We found that ASFV does not induce autophagy in infected cells. ASFV infection did not induce LC3 activation or autophagosome formation in Vero cells infected with the ASFV BA71V isolate (Hernaez et al., 2012b). However, ASFV infection is strongly inhibited by lysosomotropic drugs because of its endosomal-dependent entry mechanism. This is a limitation when studying autophagic flux during infection in the presence of bafilomycin or protease inhibitors. Interestingly, induction of autophagy by starvation and rapamycin prior to ASFV infection reduces viral infectivity. This decrease could be due to the consumption of yet unknown factor/s from the core autophagic pathway required at an early stage of ASFV infection. This notion, together with the interconnection between autophagy regulation and its crosslinks with cell stress and apoptosis in ASFV infection, awaits further investigation.
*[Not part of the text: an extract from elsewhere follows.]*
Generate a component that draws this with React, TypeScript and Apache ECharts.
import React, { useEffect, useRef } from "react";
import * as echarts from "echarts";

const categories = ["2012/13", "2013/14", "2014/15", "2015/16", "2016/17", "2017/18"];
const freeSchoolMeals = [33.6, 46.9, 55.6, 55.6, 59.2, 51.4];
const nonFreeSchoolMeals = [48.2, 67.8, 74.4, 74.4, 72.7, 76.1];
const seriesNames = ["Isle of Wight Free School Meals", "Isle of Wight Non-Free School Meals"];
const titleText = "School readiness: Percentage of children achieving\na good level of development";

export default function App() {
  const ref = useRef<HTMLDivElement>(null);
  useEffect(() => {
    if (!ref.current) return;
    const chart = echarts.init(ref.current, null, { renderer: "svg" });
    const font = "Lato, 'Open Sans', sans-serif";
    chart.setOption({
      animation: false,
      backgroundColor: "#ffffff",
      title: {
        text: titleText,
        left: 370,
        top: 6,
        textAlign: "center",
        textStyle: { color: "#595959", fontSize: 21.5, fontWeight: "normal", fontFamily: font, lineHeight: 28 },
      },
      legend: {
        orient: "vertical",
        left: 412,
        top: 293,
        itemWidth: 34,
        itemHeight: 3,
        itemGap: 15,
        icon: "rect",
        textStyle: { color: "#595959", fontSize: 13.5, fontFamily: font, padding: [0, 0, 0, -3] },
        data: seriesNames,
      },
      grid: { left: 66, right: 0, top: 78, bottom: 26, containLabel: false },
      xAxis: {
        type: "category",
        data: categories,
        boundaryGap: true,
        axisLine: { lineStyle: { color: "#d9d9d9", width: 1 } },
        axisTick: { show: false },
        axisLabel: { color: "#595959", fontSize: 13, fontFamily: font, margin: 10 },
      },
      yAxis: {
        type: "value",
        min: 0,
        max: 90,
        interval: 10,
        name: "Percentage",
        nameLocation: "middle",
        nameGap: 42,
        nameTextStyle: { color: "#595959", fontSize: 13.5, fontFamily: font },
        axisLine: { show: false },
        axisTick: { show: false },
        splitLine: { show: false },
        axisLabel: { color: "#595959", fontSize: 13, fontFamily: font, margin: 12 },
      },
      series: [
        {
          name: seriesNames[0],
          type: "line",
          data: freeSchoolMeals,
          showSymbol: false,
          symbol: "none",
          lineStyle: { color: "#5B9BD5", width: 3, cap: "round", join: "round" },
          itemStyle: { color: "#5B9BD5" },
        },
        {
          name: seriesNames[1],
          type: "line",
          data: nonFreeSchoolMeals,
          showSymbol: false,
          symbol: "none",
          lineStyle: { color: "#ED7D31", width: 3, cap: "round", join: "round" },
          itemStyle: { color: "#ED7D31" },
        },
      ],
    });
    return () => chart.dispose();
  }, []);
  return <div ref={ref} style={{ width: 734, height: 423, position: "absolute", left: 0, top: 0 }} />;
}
Virus-cell interaction-based analysis of potential therapeutic intervention targets

Potential applications of antivirals

This chapter has reviewed some key ASFV interactions with the host cell that are crucial for the virus to start and complete productive infection. Several of these molecular systems are viewed as potential targets to consider in a rational vaccine design–something that continues to be an unmet need. Also, some of these systems are sensitive to antivirals. A possible application of antivirals would be to prolong survival in experimental infections with virulent ASFV isolates in order to gain further insight into the pathogenesis of this disease. Longer survival may change the acute course of the disease and eventually allow the swine host to generate an immune response against the virus. In addition, the combination antivirals with experimental vaccination protocols could be useful for the analysis of immune response required for effective protection against the disease. These antiviral/vaccine protocols should be further developed to refine the targets to be selected and to clarify the major obstacles that hinder achievement of a protective immune response against the virus.
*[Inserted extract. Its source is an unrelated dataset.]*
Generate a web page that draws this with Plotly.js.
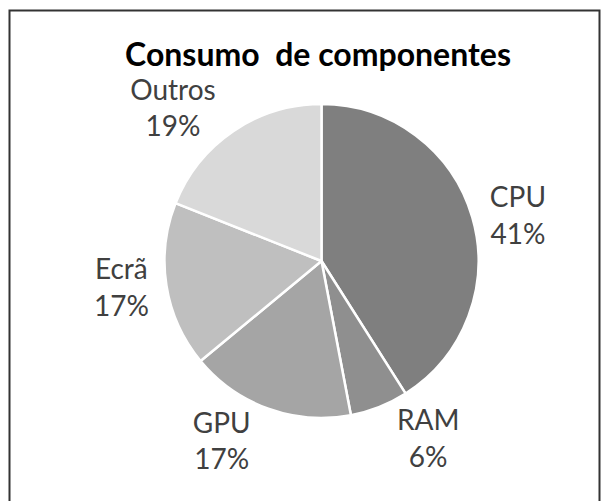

“Druggable” targets at the virus-cell interface

Cholesterol-lowering drugs called statins effectively inhibit ASFV infection in vitro (Quetglas et al., 2012). These drugs are of generalized use in humans and their safety is widely proven. Valproic acid, which is used for treatment of neurological disorders, was found to have a potent antiviral effect against a number of enveloped viruses, including ASFV (Vazquez-Calvo et al., 2011) Also, resveratrol and other phytoalexins produced by plants effectively inhibit virus replication (Galindo et al., 2011). Together with extracts from marine microalgae (Fabregas et al., 1999), these plant compounds are antivirals derived from natural sources and they can be administered to animals as a dietary supplement. Other inhibitors that are used in oncological therapy in humans are effective antivirals against ASFV at different infection stages. Examples include serine protease inhibitors (Galindo et al., 2012), PI3K and/or PIKfyve inhibitors (Cuesta-Geijo et al., 2012) and microtubule-depolymerizing drugs (Basta et al., 2010).
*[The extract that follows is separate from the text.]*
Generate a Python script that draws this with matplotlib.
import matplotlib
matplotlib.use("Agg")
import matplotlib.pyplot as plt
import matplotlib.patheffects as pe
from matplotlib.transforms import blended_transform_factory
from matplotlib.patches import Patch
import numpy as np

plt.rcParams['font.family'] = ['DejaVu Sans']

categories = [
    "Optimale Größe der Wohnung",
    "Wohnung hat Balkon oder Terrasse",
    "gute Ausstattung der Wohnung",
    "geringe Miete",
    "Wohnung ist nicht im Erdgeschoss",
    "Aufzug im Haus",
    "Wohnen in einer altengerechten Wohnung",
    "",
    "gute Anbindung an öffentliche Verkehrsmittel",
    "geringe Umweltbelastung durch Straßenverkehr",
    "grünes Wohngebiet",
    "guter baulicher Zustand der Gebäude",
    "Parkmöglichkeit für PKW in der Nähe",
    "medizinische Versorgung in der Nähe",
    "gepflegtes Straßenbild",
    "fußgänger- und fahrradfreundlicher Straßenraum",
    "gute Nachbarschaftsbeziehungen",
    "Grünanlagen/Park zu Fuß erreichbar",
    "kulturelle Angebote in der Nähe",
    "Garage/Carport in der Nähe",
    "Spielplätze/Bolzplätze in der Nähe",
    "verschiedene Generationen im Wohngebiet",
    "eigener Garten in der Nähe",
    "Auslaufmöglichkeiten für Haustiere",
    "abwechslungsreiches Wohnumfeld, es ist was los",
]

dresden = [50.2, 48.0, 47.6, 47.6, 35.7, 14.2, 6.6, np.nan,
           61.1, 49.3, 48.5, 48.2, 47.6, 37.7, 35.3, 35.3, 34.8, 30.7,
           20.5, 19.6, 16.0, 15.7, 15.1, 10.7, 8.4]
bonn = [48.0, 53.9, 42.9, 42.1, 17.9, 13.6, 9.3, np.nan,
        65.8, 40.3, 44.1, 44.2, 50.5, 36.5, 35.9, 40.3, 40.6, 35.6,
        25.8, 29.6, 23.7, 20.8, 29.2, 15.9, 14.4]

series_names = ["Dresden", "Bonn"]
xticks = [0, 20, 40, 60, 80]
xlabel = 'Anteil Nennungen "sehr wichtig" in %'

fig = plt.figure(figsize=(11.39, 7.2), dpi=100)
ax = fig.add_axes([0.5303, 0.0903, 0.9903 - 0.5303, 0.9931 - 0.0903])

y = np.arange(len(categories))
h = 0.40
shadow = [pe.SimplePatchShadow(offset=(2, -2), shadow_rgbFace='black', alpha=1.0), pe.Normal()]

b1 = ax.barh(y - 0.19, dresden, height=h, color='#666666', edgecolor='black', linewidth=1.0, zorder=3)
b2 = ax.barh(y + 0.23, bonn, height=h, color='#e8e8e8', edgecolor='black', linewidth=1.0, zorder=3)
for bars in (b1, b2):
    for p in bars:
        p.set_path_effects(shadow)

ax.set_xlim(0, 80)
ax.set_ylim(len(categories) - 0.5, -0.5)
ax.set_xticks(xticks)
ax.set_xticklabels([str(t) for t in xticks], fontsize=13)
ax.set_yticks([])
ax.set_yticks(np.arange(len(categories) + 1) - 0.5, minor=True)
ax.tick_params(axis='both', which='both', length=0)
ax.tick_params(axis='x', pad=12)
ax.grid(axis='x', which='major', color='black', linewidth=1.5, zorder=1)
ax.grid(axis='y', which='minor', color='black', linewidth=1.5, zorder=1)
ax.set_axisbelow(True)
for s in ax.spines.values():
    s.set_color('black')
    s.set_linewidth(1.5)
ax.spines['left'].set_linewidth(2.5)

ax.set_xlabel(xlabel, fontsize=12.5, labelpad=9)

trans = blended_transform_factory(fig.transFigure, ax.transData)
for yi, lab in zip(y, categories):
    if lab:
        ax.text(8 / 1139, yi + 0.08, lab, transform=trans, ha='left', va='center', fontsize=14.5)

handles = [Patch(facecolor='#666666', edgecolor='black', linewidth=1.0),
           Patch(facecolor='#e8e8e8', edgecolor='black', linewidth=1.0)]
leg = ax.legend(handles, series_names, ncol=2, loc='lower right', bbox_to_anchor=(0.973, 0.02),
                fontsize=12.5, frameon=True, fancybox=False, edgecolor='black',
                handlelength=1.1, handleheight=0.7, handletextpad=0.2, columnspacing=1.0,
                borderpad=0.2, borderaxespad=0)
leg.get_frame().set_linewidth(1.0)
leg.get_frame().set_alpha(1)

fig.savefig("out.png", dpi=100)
Using our knowledge of ASFV-cell interactions, together with insights gained from NMR structure-based design, researchers face the challenge of further developing antiviral treatments and preventive strategies. Antiviral compounds targeting virus-host interactions are already under development. One example is an antiviral peptide that impairs infectivity and viral replication in cultured cells by competing with p54 binding to its cellular target dynein (Hernaez et al., 2010). Like the above-mentioned antivirals targeting cellular mechanisms, this peptide could be used to shed light on unknown cellular mechanisms targeted by ASFV infection and on the induction of protection.